Sunday, June 30, 2013

Man Bites Dog: Krugman Admits He Was Wrong

Paul Krugman on the Obama "scandals":
When Barack Obama was elected, I was sure that it would be the Clinton years all over — that he would be subjected to an endless series of claims of “scandal”, creating the sense of a tainted administration even though all the alleged scandals would turn out to be either trivial or nonexistent. Remember, after all those years of front-page headlines and $70 million in public funds, the Whitewater investigation came up dry.

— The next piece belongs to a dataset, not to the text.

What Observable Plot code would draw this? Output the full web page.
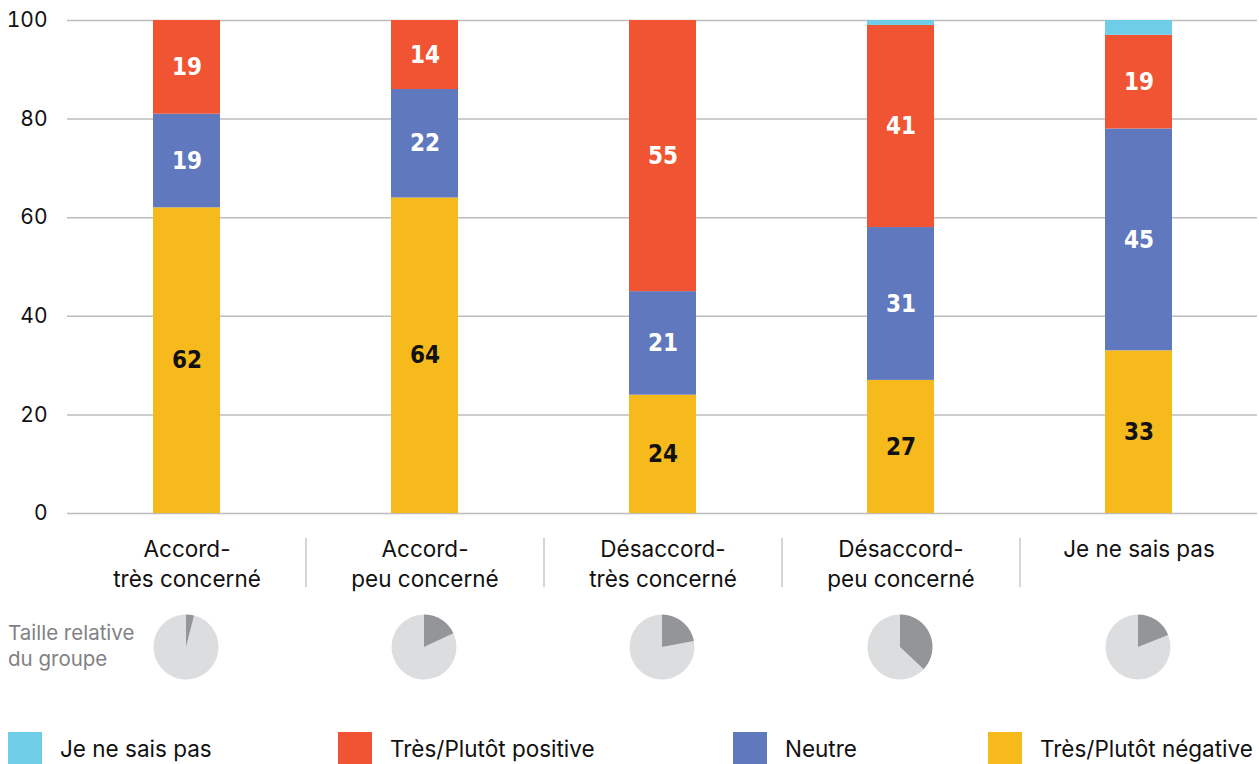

In fact, however, none of that happened during Obama’s first term. But would the second term be different? For a little while it looked as if the old scandal machinery was finally springing back to life, with Benghazi, the IRS, and more. You could almost hear the sigh of contentment from a certain part of the press corps.
But now it has all evaporated. Benghazi never made sense; it turns out that the IRS was targeting conservative as well as liberal groups. And as Chait says in the linked article, the NSA stuff is a policy dispute, not the kind of scandal the right wing wants.
Of course, the absence of any fire behind the smoke didn’t stop the Clinton witch hunts. But this time seems to be different. Maybe the news media have actually learned something; maybe they’re effectively disciplined, this time around, by the blogosphere. Anyway, the narrative of a scandal-ridden presidency seems to be evaporating as we speak.
So I was wrong. And I’m glad I was.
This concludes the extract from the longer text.